**GIVEN EXERCISE**. Begin with the line that contains "Clone this chart in matplotlib." and continue down through the line that contains "Allocation of Defence"; reproduce those lines exactly and only those.

**PROVIDED RECORDS**.
>> Begin

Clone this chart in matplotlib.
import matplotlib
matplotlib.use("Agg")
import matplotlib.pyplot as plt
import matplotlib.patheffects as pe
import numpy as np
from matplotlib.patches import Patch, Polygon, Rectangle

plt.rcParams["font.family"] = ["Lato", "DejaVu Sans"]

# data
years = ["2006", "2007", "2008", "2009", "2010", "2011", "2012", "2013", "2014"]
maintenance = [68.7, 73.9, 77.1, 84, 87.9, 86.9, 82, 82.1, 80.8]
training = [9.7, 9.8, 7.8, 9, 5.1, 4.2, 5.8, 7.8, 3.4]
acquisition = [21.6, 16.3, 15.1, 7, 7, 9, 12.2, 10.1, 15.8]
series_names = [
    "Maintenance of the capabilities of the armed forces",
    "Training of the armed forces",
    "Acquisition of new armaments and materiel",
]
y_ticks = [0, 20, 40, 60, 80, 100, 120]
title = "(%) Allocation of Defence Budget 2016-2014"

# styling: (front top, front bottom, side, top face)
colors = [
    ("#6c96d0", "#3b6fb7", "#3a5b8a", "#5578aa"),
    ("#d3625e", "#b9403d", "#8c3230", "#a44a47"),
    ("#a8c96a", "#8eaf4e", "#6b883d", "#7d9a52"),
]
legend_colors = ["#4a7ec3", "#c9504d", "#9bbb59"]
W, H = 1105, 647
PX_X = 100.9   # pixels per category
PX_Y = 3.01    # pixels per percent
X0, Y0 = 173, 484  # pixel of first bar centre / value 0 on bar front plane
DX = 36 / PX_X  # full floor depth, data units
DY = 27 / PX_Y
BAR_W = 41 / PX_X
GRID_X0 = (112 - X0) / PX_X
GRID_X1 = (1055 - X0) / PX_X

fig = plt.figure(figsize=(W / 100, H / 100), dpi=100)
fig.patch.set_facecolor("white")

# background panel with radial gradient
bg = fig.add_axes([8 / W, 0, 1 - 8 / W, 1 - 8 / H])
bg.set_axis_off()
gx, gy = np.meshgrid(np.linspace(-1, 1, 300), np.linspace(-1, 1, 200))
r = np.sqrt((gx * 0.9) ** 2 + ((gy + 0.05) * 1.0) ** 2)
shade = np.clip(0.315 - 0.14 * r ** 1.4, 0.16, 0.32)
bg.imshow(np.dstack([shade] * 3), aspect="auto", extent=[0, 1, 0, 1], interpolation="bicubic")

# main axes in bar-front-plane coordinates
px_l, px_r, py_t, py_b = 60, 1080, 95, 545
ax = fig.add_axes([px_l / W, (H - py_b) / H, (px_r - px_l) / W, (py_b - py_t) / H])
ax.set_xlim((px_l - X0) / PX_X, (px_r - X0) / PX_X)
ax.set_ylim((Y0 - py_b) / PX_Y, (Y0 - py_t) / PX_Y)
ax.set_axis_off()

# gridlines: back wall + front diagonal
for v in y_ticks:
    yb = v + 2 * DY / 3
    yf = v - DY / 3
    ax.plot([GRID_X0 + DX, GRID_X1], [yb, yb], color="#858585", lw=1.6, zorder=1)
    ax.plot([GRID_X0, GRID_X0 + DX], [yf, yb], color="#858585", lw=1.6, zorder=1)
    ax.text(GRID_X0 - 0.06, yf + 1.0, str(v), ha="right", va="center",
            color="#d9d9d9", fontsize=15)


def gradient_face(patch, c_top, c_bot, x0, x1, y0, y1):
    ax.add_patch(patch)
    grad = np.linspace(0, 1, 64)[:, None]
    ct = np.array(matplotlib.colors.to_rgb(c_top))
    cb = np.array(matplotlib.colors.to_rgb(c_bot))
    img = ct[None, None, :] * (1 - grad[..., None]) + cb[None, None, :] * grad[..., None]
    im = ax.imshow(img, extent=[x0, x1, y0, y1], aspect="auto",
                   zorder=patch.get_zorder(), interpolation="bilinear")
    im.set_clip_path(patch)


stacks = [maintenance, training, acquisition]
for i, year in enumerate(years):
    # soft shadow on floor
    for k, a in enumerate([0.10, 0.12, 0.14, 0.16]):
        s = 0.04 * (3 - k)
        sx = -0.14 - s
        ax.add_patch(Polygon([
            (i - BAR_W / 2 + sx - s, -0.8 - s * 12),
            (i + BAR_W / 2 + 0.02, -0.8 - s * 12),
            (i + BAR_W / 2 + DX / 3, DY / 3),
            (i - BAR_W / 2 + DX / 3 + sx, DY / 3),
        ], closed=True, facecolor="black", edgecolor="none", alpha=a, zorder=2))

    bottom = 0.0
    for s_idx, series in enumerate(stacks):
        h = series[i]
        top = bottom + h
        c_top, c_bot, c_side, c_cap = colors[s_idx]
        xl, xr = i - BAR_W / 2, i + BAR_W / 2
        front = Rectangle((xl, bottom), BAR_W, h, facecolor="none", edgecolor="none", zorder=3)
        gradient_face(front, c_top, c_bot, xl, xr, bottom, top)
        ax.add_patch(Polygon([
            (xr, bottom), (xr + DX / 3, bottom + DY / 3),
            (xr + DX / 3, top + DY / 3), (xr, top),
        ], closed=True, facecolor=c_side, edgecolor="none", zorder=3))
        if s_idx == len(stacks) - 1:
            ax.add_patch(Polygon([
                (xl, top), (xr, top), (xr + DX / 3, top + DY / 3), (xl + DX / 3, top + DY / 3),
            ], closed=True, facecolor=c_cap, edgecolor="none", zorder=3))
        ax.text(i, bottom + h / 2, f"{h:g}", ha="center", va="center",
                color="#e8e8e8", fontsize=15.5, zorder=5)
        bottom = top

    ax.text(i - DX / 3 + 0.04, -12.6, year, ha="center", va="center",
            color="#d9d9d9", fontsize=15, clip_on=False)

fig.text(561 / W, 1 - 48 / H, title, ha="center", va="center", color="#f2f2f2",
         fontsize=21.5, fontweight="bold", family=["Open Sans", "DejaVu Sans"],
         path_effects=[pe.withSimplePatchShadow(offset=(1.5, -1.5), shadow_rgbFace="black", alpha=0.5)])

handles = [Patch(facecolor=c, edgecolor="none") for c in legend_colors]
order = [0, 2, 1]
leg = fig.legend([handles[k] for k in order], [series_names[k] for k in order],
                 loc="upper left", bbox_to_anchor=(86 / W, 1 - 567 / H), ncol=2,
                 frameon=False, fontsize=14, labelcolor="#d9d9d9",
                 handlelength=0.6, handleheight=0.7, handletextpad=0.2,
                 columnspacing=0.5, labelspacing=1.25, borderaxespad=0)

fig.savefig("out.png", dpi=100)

>> End
>> Begin

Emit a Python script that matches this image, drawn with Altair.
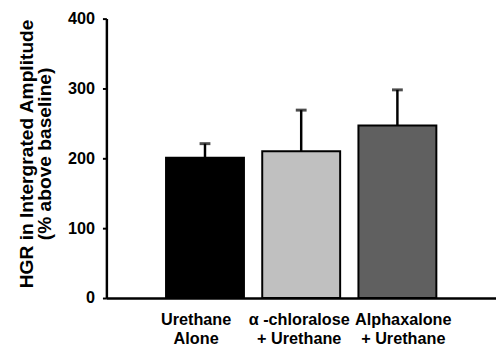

>> End
>> Begin

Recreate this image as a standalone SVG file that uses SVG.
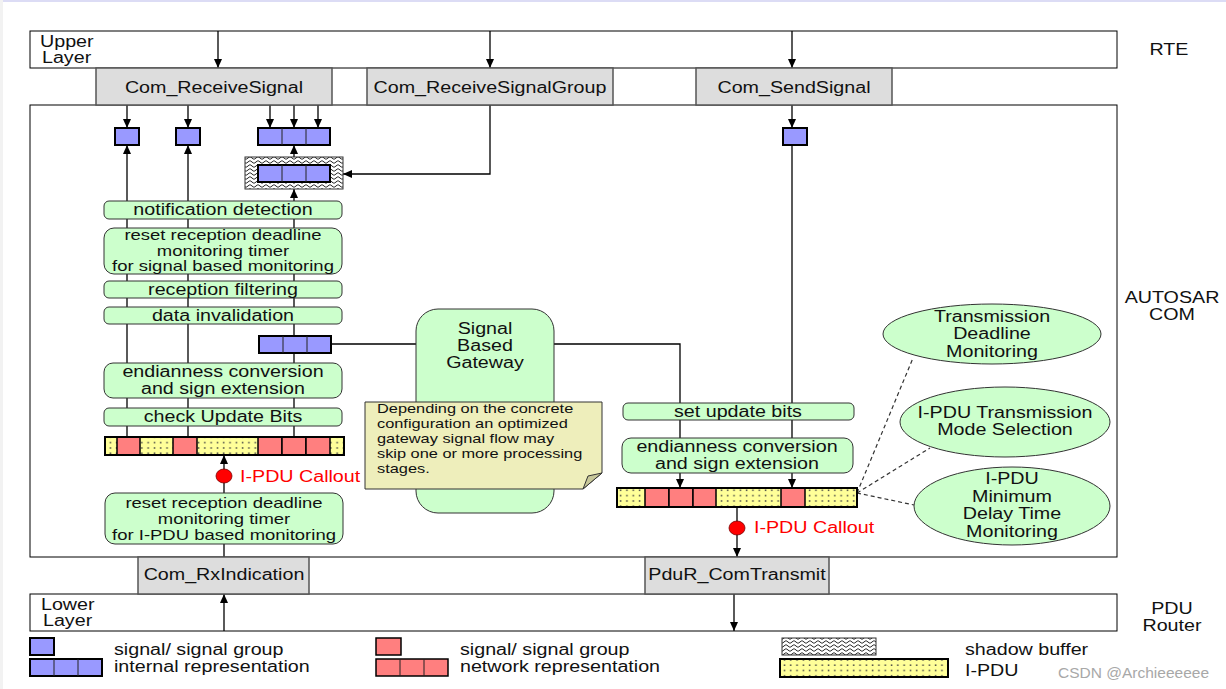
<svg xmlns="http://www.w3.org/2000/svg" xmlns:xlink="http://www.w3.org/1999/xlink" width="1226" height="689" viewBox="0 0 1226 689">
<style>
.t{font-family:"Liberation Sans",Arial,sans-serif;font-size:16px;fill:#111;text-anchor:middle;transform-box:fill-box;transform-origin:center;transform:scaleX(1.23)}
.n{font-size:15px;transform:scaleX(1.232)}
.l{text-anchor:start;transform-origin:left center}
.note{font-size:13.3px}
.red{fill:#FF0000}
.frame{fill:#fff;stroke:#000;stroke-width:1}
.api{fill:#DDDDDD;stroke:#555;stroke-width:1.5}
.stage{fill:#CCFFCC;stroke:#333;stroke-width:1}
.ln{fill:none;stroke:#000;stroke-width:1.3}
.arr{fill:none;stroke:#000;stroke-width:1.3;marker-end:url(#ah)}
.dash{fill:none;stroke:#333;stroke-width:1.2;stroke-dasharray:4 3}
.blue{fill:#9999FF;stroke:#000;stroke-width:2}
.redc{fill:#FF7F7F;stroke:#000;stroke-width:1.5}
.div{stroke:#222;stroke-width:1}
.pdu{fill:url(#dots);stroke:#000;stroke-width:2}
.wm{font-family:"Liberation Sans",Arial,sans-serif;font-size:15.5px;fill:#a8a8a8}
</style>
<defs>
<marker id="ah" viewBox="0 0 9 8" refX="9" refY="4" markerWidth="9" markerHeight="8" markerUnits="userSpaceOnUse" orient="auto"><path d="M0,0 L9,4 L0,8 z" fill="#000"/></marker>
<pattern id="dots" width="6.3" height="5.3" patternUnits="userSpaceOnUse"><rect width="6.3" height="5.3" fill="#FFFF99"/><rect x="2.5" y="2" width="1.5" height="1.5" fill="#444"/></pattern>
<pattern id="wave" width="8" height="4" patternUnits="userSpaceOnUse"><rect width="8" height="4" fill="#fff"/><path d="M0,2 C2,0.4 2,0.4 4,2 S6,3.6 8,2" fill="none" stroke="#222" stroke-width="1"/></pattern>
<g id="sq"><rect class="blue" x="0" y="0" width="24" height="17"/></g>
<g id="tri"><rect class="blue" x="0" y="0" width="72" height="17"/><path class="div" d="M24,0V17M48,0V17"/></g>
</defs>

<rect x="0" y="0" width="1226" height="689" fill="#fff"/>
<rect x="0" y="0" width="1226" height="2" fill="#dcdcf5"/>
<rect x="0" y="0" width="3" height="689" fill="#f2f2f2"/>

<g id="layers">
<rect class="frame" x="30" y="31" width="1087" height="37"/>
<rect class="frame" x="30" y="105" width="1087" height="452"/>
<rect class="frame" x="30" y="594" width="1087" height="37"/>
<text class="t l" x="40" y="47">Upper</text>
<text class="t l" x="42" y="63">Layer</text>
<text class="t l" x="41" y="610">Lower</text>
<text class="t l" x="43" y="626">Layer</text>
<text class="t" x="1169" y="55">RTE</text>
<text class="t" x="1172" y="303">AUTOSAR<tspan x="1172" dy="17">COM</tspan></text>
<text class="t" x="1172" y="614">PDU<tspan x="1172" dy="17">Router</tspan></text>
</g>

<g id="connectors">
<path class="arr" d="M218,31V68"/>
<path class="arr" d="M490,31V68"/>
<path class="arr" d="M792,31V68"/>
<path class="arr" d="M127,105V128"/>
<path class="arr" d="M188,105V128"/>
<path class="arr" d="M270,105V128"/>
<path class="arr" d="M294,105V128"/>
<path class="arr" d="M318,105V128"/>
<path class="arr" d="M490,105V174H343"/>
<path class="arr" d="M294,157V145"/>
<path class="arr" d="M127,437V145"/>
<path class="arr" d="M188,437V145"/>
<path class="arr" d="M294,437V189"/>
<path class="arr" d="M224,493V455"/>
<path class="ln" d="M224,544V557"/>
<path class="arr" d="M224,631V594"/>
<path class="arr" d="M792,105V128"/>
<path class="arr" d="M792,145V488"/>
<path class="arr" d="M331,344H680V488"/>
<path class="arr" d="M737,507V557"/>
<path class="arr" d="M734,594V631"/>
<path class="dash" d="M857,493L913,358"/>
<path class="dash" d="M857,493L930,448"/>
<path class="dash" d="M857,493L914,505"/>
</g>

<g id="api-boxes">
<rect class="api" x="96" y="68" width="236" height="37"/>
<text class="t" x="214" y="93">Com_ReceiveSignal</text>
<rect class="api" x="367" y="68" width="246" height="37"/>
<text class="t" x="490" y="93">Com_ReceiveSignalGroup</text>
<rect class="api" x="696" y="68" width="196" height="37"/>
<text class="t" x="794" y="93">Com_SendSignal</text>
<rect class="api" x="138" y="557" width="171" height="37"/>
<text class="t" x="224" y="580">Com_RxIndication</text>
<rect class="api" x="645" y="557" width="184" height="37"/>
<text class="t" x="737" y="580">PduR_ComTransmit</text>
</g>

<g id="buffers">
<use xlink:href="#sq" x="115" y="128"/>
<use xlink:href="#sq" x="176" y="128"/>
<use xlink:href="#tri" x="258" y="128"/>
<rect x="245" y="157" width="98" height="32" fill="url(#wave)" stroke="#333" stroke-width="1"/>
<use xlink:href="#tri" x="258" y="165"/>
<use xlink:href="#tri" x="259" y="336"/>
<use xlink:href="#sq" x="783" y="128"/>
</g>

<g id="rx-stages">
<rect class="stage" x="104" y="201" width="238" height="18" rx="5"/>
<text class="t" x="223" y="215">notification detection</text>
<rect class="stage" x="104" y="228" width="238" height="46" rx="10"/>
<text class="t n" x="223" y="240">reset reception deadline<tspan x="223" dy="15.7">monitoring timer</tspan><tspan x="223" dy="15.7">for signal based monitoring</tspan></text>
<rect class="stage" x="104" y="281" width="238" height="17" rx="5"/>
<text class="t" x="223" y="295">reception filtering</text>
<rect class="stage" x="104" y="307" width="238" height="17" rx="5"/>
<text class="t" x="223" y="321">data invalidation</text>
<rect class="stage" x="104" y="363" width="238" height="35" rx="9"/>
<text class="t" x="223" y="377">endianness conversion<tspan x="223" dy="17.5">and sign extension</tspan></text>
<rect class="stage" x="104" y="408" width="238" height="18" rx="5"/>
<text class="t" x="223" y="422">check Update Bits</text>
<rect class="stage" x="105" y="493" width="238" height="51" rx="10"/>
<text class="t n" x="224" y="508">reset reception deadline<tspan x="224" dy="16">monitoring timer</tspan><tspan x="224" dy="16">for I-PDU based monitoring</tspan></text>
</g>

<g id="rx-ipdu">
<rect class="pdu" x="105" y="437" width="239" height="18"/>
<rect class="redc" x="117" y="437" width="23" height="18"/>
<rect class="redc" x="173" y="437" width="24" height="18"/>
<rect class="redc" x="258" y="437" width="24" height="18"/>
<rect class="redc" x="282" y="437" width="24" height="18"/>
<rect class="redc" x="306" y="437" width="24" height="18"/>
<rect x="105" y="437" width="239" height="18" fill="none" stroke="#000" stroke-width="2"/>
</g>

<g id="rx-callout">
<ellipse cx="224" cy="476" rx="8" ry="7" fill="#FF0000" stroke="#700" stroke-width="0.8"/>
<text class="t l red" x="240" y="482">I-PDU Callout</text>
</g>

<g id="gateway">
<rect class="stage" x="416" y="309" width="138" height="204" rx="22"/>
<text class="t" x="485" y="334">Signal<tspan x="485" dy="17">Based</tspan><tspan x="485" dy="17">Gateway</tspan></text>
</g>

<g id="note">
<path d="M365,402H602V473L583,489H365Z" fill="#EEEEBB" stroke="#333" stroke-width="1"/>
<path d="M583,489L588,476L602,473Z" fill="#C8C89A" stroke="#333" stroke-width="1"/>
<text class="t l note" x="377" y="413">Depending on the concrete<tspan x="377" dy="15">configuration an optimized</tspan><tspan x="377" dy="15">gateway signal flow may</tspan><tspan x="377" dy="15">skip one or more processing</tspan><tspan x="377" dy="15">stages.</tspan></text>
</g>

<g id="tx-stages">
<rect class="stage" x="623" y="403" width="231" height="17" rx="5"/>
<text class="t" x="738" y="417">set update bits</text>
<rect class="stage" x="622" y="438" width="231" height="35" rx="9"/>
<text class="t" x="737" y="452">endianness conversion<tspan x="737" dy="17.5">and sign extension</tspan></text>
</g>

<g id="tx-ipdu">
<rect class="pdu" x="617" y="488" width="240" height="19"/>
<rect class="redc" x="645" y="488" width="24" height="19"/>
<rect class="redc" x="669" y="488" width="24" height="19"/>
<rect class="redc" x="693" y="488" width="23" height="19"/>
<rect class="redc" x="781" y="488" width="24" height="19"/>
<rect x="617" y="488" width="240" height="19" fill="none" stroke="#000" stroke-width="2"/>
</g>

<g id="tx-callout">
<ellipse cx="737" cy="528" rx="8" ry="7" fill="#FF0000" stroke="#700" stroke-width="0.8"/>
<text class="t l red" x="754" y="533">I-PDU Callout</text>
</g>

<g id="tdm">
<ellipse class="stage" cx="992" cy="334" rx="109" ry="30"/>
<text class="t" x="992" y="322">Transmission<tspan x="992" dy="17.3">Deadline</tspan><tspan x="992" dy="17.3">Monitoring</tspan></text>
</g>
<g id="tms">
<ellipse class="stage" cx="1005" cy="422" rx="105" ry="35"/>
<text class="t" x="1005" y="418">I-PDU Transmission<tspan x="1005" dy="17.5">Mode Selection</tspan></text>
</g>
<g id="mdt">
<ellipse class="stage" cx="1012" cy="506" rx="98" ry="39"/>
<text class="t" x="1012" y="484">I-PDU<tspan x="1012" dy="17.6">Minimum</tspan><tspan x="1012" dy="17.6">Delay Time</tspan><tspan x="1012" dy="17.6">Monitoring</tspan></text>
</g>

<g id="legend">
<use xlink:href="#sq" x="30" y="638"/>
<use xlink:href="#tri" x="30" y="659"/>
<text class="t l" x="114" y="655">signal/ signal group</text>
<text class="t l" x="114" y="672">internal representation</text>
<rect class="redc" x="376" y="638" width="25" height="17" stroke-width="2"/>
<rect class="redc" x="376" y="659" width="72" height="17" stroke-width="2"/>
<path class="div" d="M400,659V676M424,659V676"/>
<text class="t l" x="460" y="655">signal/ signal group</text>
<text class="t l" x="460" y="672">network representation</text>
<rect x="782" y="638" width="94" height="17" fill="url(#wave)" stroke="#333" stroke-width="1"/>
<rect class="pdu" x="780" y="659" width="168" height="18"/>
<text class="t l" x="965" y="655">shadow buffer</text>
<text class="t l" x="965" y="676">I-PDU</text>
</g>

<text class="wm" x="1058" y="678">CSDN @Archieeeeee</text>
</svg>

>> End

**TASK RESPONSE**.
Clone this chart in matplotlib.
import matplotlib
matplotlib.use("Agg")
import matplotlib.pyplot as plt
import matplotlib.patheffects as pe
import numpy as np
from matplotlib.patches import Patch, Polygon, Rectangle

plt.rcParams["font.family"] = ["Lato", "DejaVu Sans"]

# data
years = ["2006", "2007", "2008", "2009", "2010", "2011", "2012", "2013", "2014"]
maintenance = [68.7, 73.9, 77.1, 84, 87.9, 86.9, 82, 82.1, 80.8]
training = [9.7, 9.8, 7.8, 9, 5.1, 4.2, 5.8, 7.8, 3.4]
acquisition = [21.6, 16.3, 15.1, 7, 7, 9, 12.2, 10.1, 15.8]
series_names = [
    "Maintenance of the capabilities of the armed forces",
    "Training of the armed forces",
    "Acquisition of new armaments and materiel",
]
y_ticks = [0, 20, 40, 60, 80, 100, 120]
title = "(%) Allocation of Defence Budget 2016-2014"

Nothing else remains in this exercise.